-- START OF Source excerpt --

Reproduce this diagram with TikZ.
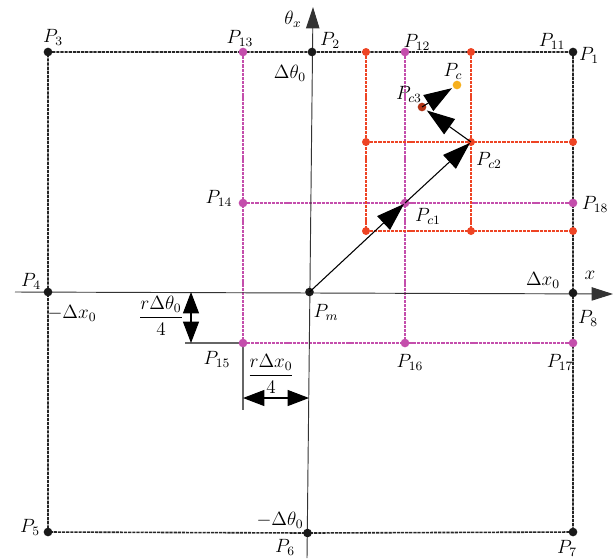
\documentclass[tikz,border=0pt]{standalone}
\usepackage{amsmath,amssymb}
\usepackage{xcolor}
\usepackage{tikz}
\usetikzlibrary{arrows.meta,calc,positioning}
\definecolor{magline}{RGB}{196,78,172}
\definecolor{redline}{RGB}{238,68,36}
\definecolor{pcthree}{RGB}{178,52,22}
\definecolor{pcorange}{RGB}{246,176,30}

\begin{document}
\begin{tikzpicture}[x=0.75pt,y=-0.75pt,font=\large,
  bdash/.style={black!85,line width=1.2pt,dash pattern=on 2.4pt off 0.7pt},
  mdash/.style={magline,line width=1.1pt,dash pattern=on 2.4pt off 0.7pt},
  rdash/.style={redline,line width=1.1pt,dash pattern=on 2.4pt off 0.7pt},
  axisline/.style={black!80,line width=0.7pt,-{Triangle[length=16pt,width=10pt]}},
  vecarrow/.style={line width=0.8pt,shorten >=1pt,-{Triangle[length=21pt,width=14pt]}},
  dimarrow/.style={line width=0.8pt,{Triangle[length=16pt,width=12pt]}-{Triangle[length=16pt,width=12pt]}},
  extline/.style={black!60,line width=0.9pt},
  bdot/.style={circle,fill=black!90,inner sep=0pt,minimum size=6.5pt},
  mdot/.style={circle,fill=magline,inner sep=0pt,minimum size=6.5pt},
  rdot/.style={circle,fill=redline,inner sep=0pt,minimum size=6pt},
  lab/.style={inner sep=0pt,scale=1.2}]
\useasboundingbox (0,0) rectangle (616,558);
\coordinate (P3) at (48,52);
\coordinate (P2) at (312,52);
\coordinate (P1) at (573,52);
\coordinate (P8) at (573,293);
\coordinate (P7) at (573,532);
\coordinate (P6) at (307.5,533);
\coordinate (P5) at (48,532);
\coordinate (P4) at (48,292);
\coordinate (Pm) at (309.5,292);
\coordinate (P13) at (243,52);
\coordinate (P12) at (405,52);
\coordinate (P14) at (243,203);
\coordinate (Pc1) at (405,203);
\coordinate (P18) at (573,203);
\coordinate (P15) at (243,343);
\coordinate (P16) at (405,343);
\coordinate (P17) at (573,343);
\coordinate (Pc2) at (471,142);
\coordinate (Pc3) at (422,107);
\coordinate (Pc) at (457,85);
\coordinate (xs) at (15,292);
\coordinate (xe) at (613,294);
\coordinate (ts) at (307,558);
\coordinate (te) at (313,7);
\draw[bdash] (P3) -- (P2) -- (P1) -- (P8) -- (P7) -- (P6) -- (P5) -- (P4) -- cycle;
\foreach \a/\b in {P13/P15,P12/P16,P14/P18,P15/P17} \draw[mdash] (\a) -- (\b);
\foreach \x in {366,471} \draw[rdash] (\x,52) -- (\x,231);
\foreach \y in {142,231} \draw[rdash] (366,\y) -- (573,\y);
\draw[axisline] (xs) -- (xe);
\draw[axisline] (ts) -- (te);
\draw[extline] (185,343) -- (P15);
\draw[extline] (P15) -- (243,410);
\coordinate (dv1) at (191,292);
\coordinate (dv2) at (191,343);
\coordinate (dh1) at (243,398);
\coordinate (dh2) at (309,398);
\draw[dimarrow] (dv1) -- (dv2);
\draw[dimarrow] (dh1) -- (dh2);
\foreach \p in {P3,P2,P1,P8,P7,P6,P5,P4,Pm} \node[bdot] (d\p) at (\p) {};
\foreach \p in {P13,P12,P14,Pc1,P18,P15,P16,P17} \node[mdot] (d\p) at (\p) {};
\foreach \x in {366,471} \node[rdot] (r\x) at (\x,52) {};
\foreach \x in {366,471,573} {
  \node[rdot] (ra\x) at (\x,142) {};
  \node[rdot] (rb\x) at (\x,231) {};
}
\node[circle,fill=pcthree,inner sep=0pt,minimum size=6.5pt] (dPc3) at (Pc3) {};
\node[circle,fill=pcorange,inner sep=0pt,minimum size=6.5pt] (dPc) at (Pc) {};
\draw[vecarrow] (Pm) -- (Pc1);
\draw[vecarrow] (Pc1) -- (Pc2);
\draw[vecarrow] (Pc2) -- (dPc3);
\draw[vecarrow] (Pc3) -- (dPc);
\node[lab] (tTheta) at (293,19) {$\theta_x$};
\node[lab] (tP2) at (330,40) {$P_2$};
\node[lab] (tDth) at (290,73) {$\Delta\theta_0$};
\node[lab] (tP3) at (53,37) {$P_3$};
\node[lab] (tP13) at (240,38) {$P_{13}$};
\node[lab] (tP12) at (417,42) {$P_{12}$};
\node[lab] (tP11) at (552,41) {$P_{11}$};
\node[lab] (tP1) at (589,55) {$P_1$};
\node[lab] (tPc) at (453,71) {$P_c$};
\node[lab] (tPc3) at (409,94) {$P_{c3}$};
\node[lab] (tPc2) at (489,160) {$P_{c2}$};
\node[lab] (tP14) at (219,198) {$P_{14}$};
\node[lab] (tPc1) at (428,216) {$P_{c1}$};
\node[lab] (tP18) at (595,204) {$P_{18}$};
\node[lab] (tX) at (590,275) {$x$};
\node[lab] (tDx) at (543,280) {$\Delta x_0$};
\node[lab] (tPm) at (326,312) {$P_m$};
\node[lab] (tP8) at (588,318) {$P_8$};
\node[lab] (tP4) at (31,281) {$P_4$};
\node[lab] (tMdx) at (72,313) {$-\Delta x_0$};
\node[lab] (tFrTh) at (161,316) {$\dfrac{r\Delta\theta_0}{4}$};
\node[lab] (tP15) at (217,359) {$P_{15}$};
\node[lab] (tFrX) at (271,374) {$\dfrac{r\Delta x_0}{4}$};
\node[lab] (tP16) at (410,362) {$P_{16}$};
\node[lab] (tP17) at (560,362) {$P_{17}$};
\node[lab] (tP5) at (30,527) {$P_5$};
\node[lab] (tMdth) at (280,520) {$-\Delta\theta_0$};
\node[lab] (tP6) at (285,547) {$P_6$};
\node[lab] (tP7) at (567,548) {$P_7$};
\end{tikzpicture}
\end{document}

-- END OF Source excerpt --

What needs to be done
Using the material above, set down every line exactly, but skip the pictures.

Full output
Reproduce this diagram with TikZ.
\documentclass[tikz,border=0pt]{standalone}
\usepackage{amsmath,amssymb}
\usepackage{xcolor}
\usepackage{tikz}
\usetikzlibrary{arrows.meta,calc,positioning}
\definecolor{magline}{RGB}{196,78,172}
\definecolor{redline}{RGB}{238,68,36}
\definecolor{pcthree}{RGB}{178,52,22}
\definecolor{pcorange}{RGB}{246,176,30}

\begin{document}
\begin{tikzpicture}[x=0.75pt,y=-0.75pt,font=\large,
  bdash/.style={black!85,line width=1.2pt,dash pattern=on 2.4pt off 0.7pt},
  mdash/.style={magline,line width=1.1pt,dash pattern=on 2.4pt off 0.7pt},
  rdash/.style={redline,line width=1.1pt,dash pattern=on 2.4pt off 0.7pt},
  axisline/.style={black!80,line width=0.7pt,-{Triangle[length=16pt,width=10pt]}},
  vecarrow/.style={line width=0.8pt,shorten >=1pt,-{Triangle[length=21pt,width=14pt]}},
  dimarrow/.style={line width=0.8pt,{Triangle[length=16pt,width=12pt]}-{Triangle[length=16pt,width=12pt]}},
  extline/.style={black!60,line width=0.9pt},
  bdot/.style={circle,fill=black!90,inner sep=0pt,minimum size=6.5pt},
  mdot/.style={circle,fill=magline,inner sep=0pt,minimum size=6.5pt},
  rdot/.style={circle,fill=redline,inner sep=0pt,minimum size=6pt},
  lab/.style={inner sep=0pt,scale=1.2}]
\useasboundingbox (0,0) rectangle (616,558);
\coordinate (P3) at (48,52);
\coordinate (P2) at (312,52);
\coordinate (P1) at (573,52);
\coordinate (P8) at (573,293);
\coordinate (P7) at (573,532);
\coordinate (P6) at (307.5,533);
\coordinate (P5) at (48,532);
\coordinate (P4) at (48,292);
\coordinate (Pm) at (309.5,292);
\coordinate (P13) at (243,52);
\coordinate (P12) at (405,52);
\coordinate (P14) at (243,203);
\coordinate (Pc1) at (405,203);
\coordinate (P18) at (573,203);
\coordinate (P15) at (243,343);
\coordinate (P16) at (405,343);
\coordinate (P17) at (573,343);
\coordinate (Pc2) at (471,142);
\coordinate (Pc3) at (422,107);
\coordinate (Pc) at (457,85);
\coordinate (xs) at (15,292);
\coordinate (xe) at (613,294);
\coordinate (ts) at (307,558);
\coordinate (te) at (313,7);
\draw[bdash] (P3) -- (P2) -- (P1) -- (P8) -- (P7) -- (P6) -- (P5) -- (P4) -- cycle;
\foreach \a/\b in {P13/P15,P12/P16,P14/P18,P15/P17} \draw[mdash] (\a) -- (\b);
\foreach \x in {366,471} \draw[rdash] (\x,52) -- (\x,231);
\foreach \y in {142,231} \draw[rdash] (366,\y) -- (573,\y);
\draw[axisline] (xs) -- (xe);
\draw[axisline] (ts) -- (te);
\draw[extline] (185,343) -- (P15);
\draw[extline] (P15) -- (243,410);
\coordinate (dv1) at (191,292);
\coordinate (dv2) at (191,343);
\coordinate (dh1) at (243,398);
\coordinate (dh2) at (309,398);
\draw[dimarrow] (dv1) -- (dv2);
\draw[dimarrow] (dh1) -- (dh2);
\foreach \p in {P3,P2,P1,P8,P7,P6,P5,P4,Pm} \node[bdot] (d\p) at (\p) {};
\foreach \p in {P13,P12,P14,Pc1,P18,P15,P16,P17} \node[mdot] (d\p) at (\p) {};
\foreach \x in {366,471} \node[rdot] (r\x) at (\x,52) {};
\foreach \x in {366,471,573} {
  \node[rdot] (ra\x) at (\x,142) {};
  \node[rdot] (rb\x) at (\x,231) {};
}
\node[circle,fill=pcthree,inner sep=0pt,minimum size=6.5pt] (dPc3) at (Pc3) {};
\node[circle,fill=pcorange,inner sep=0pt,minimum size=6.5pt] (dPc) at (Pc) {};
\draw[vecarrow] (Pm) -- (Pc1);
\draw[vecarrow] (Pc1) -- (Pc2);
\draw[vecarrow] (Pc2) -- (dPc3);
\draw[vecarrow] (Pc3) -- (dPc);
\node[lab] (tTheta) at (293,19) {$\theta_x$};
\node[lab] (tP2) at (330,40) {$P_2$};
\node[lab] (tDth) at (290,73) {$\Delta\theta_0$};
\node[lab] (tP3) at (53,37) {$P_3$};
\node[lab] (tP13) at (240,38) {$P_{13}$};
\node[lab] (tP12) at (417,42) {$P_{12}$};
\node[lab] (tP11) at (552,41) {$P_{11}$};
\node[lab] (tP1) at (589,55) {$P_1$};
\node[lab] (tPc) at (453,71) {$P_c$};
\node[lab] (tPc3) at (409,94) {$P_{c3}$};
\node[lab] (tPc2) at (489,160) {$P_{c2}$};
\node[lab] (tP14) at (219,198) {$P_{14}$};
\node[lab] (tPc1) at (428,216) {$P_{c1}$};
\node[lab] (tP18) at (595,204) {$P_{18}$};
\node[lab] (tX) at (590,275) {$x$};
\node[lab] (tDx) at (543,280) {$\Delta x_0$};
\node[lab] (tPm) at (326,312) {$P_m$};
\node[lab] (tP8) at (588,318) {$P_8$};
\node[lab] (tP4) at (31,281) {$P_4$};
\node[lab] (tMdx) at (72,313) {$-\Delta x_0$};
\node[lab] (tFrTh) at (161,316) {$\dfrac{r\Delta\theta_0}{4}$};
\node[lab] (tP15) at (217,359) {$P_{15}$};
\node[lab] (tFrX) at (271,374) {$\dfrac{r\Delta x_0}{4}$};
\node[lab] (tP16) at (410,362) {$P_{16}$};
\node[lab] (tP17) at (560,362) {$P_{17}$};
\node[lab] (tP5) at (30,527) {$P_5$};
\node[lab] (tMdth) at (280,520) {$-\Delta\theta_0$};
\node[lab] (tP6) at (285,547) {$P_6$};
\node[lab] (tP7) at (567,548) {$P_7$};
\end{tikzpicture}
\end{document}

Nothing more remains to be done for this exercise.